Your goal = Print verbatim the opening line of the material and every subsequent line through the one containing "const tickStep = 14.4;".

Given material =

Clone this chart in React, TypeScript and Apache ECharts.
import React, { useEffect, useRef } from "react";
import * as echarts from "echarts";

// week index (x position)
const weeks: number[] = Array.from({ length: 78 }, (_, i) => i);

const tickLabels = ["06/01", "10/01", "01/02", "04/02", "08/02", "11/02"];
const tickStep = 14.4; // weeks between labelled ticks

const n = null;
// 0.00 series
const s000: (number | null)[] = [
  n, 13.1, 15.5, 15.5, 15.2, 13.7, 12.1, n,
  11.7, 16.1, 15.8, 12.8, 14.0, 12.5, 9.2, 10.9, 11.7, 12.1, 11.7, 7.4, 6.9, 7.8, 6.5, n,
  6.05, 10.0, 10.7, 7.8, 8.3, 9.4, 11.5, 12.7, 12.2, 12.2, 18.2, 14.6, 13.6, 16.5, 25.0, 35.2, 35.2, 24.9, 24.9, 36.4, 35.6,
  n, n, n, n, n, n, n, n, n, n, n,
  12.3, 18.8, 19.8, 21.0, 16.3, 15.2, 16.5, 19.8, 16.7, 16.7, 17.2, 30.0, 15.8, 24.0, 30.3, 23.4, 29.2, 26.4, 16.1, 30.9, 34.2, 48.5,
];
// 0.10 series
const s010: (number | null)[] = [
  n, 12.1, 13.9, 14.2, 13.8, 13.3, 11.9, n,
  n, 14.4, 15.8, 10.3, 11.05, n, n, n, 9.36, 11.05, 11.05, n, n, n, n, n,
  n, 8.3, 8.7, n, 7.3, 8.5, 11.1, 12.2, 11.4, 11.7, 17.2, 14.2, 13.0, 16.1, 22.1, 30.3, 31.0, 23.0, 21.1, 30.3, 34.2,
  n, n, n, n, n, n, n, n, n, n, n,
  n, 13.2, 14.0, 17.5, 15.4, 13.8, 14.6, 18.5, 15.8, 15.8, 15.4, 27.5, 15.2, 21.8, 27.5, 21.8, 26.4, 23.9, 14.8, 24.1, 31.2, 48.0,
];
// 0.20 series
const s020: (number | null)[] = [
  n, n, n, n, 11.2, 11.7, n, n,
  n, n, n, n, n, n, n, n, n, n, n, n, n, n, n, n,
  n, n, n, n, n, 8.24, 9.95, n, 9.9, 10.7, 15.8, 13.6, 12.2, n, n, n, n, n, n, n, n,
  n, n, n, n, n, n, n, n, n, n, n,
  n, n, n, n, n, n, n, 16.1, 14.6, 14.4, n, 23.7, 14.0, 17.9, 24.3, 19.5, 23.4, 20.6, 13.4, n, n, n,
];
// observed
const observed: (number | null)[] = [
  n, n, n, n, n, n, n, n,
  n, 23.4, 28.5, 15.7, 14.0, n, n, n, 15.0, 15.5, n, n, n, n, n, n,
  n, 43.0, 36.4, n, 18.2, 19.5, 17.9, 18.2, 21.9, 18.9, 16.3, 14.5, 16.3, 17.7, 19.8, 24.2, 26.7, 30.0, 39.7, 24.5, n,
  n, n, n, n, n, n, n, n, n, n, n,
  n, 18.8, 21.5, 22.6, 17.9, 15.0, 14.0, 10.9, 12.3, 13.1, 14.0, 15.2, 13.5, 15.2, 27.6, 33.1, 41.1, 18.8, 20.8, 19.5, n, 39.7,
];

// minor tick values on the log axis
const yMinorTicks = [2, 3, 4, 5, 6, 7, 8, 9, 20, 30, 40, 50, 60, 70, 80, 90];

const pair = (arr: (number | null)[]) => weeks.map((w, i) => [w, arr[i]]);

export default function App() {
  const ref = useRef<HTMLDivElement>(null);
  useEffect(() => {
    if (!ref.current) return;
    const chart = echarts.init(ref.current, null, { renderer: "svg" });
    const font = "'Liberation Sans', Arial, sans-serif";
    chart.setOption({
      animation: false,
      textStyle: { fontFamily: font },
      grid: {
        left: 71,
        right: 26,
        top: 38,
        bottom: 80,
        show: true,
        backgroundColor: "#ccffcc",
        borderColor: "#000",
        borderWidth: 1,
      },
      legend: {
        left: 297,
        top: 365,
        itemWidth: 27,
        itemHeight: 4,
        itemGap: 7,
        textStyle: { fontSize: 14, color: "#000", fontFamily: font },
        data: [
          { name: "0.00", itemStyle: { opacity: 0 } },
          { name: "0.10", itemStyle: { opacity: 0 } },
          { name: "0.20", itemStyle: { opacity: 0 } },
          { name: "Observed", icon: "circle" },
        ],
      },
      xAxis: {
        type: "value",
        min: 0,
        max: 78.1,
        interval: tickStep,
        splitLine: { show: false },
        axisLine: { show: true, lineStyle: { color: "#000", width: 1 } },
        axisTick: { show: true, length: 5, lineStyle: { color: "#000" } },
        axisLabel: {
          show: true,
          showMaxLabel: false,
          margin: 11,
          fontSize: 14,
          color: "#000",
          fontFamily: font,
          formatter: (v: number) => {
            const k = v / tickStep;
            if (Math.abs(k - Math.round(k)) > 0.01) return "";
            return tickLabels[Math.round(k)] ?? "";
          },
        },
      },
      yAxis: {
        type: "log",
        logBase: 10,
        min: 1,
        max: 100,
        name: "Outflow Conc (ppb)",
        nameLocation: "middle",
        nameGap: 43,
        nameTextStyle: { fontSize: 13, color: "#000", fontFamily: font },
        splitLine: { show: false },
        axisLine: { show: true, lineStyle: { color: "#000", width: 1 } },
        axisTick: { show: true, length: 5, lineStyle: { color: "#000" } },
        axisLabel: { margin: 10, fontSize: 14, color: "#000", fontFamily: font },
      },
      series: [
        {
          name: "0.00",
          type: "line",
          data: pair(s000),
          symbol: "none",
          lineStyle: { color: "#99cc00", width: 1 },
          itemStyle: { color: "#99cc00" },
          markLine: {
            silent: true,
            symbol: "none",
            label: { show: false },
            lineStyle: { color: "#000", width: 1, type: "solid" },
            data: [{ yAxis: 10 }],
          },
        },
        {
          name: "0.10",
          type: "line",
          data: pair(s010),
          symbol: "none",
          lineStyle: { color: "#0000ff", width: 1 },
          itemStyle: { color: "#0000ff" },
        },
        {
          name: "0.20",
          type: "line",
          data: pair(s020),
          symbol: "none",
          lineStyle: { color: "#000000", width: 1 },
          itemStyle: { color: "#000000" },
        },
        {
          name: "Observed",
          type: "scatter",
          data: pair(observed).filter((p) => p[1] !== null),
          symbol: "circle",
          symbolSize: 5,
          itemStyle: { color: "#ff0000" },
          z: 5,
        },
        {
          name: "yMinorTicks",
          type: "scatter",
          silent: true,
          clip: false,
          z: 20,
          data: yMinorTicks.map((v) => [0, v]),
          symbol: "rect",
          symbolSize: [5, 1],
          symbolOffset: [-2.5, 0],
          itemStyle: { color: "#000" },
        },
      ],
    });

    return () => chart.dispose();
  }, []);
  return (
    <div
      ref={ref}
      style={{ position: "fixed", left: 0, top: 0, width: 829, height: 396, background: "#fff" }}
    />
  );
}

Output of the task =
Clone this chart in React, TypeScript and Apache ECharts.
import React, { useEffect, useRef } from "react";
import * as echarts from "echarts";

// week index (x position)
const weeks: number[] = Array.from({ length: 78 }, (_, i) => i);

const tickLabels = ["06/01", "10/01", "01/02", "04/02", "08/02", "11/02"];
const tickStep = 14.4; // weeks between labelled ticks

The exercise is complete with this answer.